A seven-month-old infant was identified as a “known or suspected terrorist” when passing through an airport. A lawsuit brought by the Council on Islamic-American Relations alleges that the baby was then subjected to various forms of enhanced screening, from pat-downs to chemical testing. No matter one’s position on the effectiveness of airport security, we can all agree that targeting an infant as a potential terrorist is absurd.
While many other cases of watch list based security screening are less patently unnecessary, they are equally invasive and objectionable. Anas Elhady tells in his own lawsuit how he was detained at a boarder crossing in a cold room until he fainted and his lips turned blue. National security and the safety of the traveling public are important considerations. The are not well-served, however, by profiling and detaining innocent Americans with no regard to common sense.
The proper balance between security and privacy remains elusive, but the watch list system urgently needs reform. Tell the government that infants are not terrorism threats. Tell the government that being placed on a watch list is a serious imposition and intrusion. Tell the government to reconcile necessary security with respect for the personal liberties we treasure as Americans.
Dear Senator Grassley,
Two recent lawsuits brought by the Council on Islamic-American Relations tell the story of the watch list’s inadequacy as a security mechanism. In one instance, boarder security officials reportedly stripped 22-year-old Anas Alhady of his jacket and shoes and detained him in a cold cell. He was held there until he fainted and had to be transported to a hospital. In another, somehow more disturbing case, airport security officials targeted an infant for enhanced screening, which involved pat-downs and chemical testing.

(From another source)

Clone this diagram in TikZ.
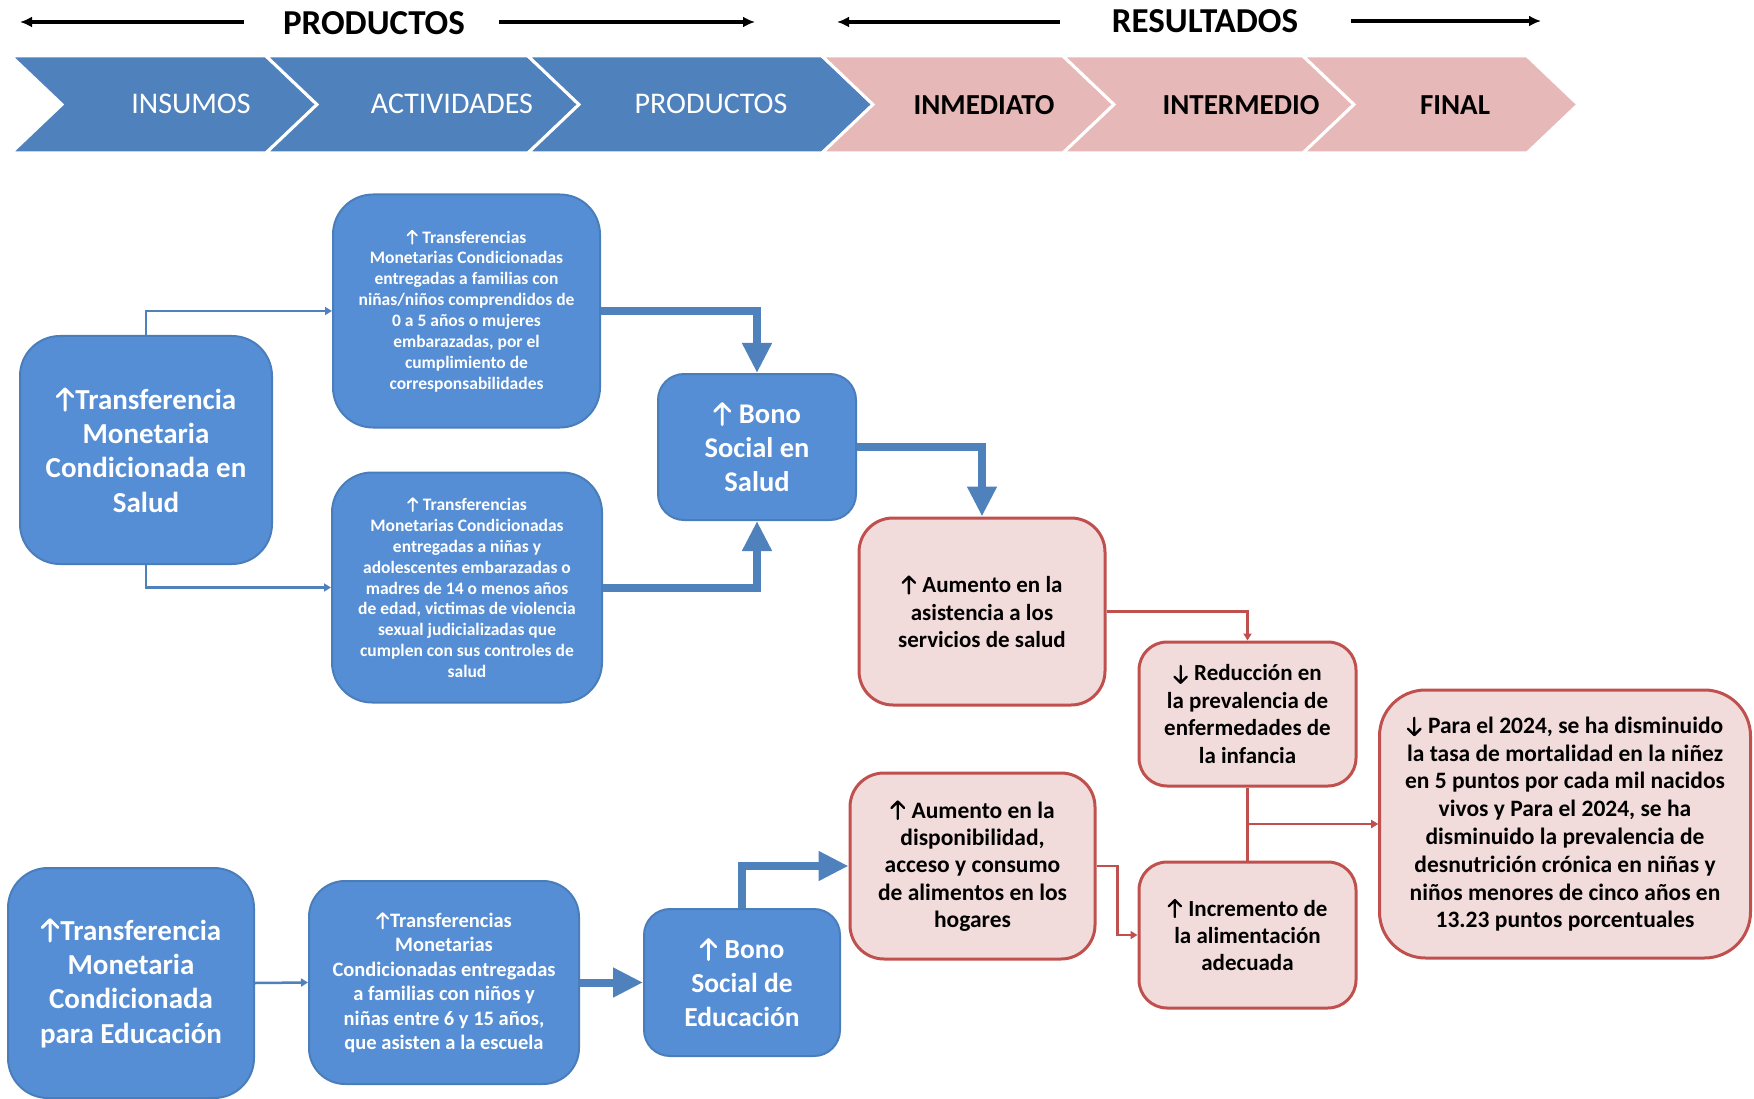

The proper balance between security and privacy remains elusive, but the watch list system urgently needs reform. Despite the need for reform attested by the abuses alleged in CAIR’s lawsuit, Gadeir Abbas told the Associated Press that “The government has engaged in a decade-long delusion that being placed on a watch list is not a big deal.” If there is any hope of reforming the watch list system, that basic assumption must change.
Being placed on a watch list causes serious disruptions. It can inflict invasive search lists on innocent infants. It can jeopardize the safety of travelers placed on it. Acknowledge that being placed on a watch list is a significant challenge. Reform the watch list to protect the public without targeting infants and other innocents.